Domestic team information
- 1929: Hampshire
- 1931–1937: Berkshire

Career statistics
| Competition | First-class |
| Matches | 1 |
| Runs scored | 20 |
| Batting average | 20.00 |
| 100s/50s | –/– |
| Top score | 20 |
| Catches/stumpings | 1/– |
- Source: Cricinfo, 6 January 2010

= Arthur Lewis (English cricketer) =

English cricketer

Arthur Hamilton Lewis (16 September 1901 — 23 August 1980) was an English cricketer who represented Hampshire in first-class cricket and Berkshire in minor counties cricket.
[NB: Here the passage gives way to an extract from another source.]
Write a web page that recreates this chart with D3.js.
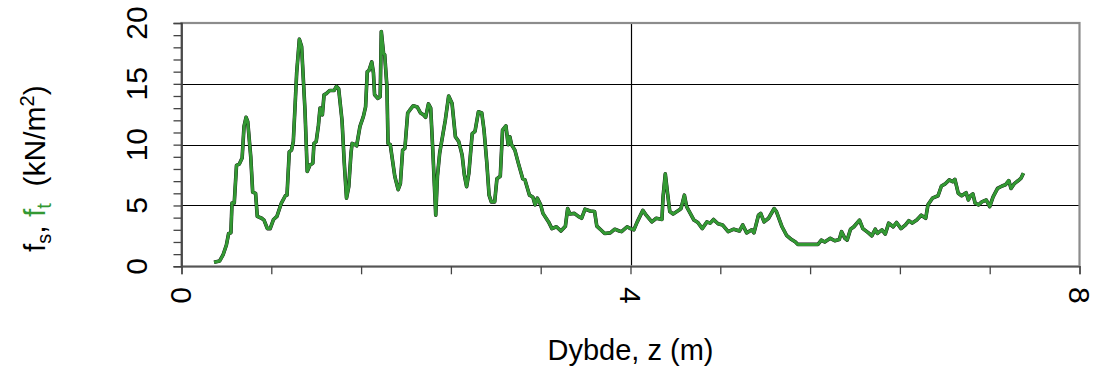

Lewis was born in Maseru in what is now Lesotho (previously part of the British colony of Basutoland). He is one of only a few first-class cricketers to be born in that country. (Note: Others include Alan Barr, George Boyes, Harry Boyes, Reginald Lagden, Ronald Lagden, and Dennis Piers.) He was educated on the Isle of Man, before matriculating to Jesus College, Cambridge. After graduating from Cambridge, he became an assistant master at Wellington College, Berkshire. Lewis made a single appearance in first-class cricket for Hampshire against Surrey at The Oval in the 1929 County Championship. Opening the batting alongside George Brown in Hampshire's first and only innings, he was dismissed for 20 runs by Alan Peach. Between 1931 and 1937, Lewis played minor counties cricket for Berkshire, making 35 appearances in the Minor Counties Championship. Outside of county cricket, he was known for his remarkable scoring feats in club cricket. He was described by Wisden as being a "cross-bat hitter with a wonderful eye and a magnificent cover-point".

Lewis married Mary Perceval Newhouse, the daughter of a clergyman, in August 1930. He died in August 1980 in Heavitree, Devon.